There are people who make a sport of attending timeshare presentations just for the freebies offered. I am not going to condone or disapprove of this behavior, my role is simply that of an informer – letting the public know the ins and outs of a timeshare presentation. Now for the gifts… Depending on what resort you visit, you can walk away with a free weekend stay, television, show tickets, or some extra cash in your pocket. As you can see, gifts range from the mediocre to the extreme, all offered as a way to lure potential buyers into sitting through a presentation. Timeshare salespeople know that once they have you through the door, they have your attention. They also know that many consumers are simply not prepared for the types of sales tactics that will be employed, which translates into sales and commission for the salesperson.
The key to making it to the end, and claiming your prize, is simply to survive. Before you attend a timeshare presentation, make sure you are clear on how long the session is scheduled to last, and what you will be eligible for at the conclusion. Confirm that this is offered even if you do not go through with the buying process. The tips listed below can help you assure you will not be roped into a vacation ownership you do not desire, and ensure you can get through the process as quickly and painlessly as possible.
Tips for Surviving and Escaping a Timeshare Presentation (Without Buying):
- Before you go to the presentation, find out when the busiest times are, and go during one of these times. This will give you the upper hand – when a resort is overbooked and understaffed, your likelihood of getting through the presentation in under 90 minutes is dramatically increased. You are also less likely to be the victim of high pressure sales; the salesperson will just move onto the next person if you seem uninterested.
- Before your session begins – tell them you will be up front with them, and that you expect the same treatment from your salesperson. The “If I like it, I will get it” approach will deter the salesperson from badgering, or otherwise pressuring, you into something you have clearly told him you are not interested in.
- Keep to yourself and try to be as boring as possible.
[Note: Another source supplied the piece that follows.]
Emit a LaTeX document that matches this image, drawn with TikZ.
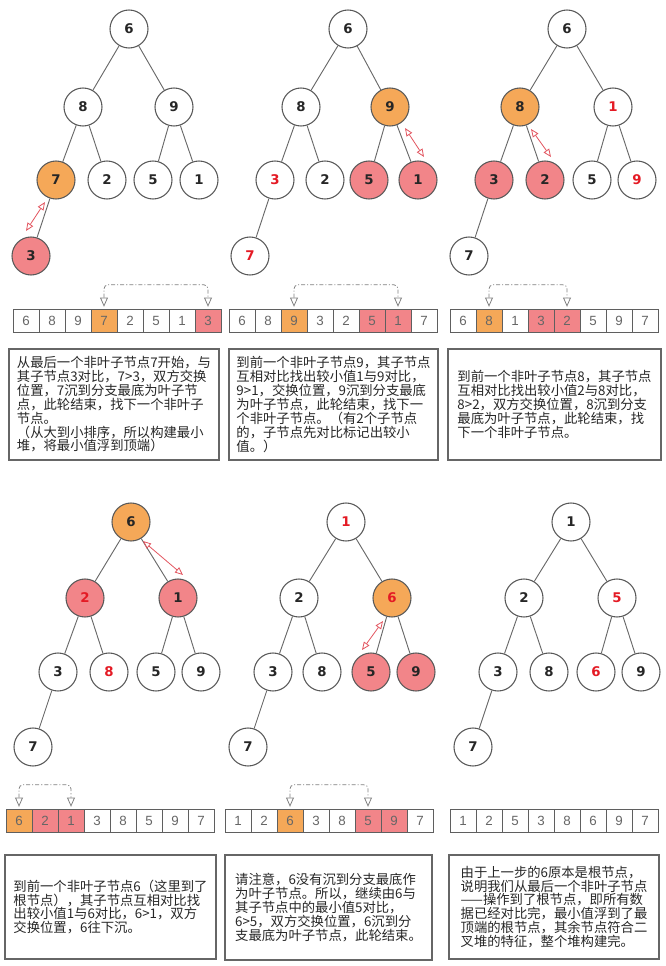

Timeshare salespeople will use any personal information you provide to try and strike some sort of common ground with you, making you feel as though you can trust them. If they offer some sort of tale about how they know so-and-so from your town, just say that is nice, and ask to focus on the issue at hand – getting information about the resort.
- Hold them to the time frame that you have been promised for the timeshare presentation. If you were quoted 90 minutes, set your alarm for 70 minutes, and remind the salesperson at 70 minutes that they now have 20 minutes to finish up the talk.
- Do not lead on the salesperson. Do not pretend you are interested only to let them down at the very end. If you have no intentions of buying be sure to act that way.
- When they ask how much you make, lie. Pick a low to average income when asked how much you make per year. Admitting or saying you have a lot of disposable income is just going to make your experience that much more painful – think multiple salespeople all over you for hours on end.
- Tell them you already know about timeshare and its benefits, this way they will need to be more focused on the amenities at the particular resort, thus, shortening the presentation.
- Try not to talk too much, again, be boring. The less details you offer up about your personal life, the better.
- Be ready with an arsenal of reasons why you do not want to buy the timeshare:
- I am not interested in buying, I just want to trade to go to other resorts.
- I just bought a new house, I do not have any extra cash.
- I am swamped with bills – car payment, credit cards, new RV, home remodel, etc.
- The resort just does not fit my lifestyle – not enough activities for kids, location is too cold, lack of surrounding activities, etc.
- I can not afford it, it is much too far out of my price range. Be ready for them to offer ownership every other year, tell them it is still not affordable enough.
- You like your other timeshare better. This is a pretty solid reason, as there is no way they can haggle price to rope you into buying.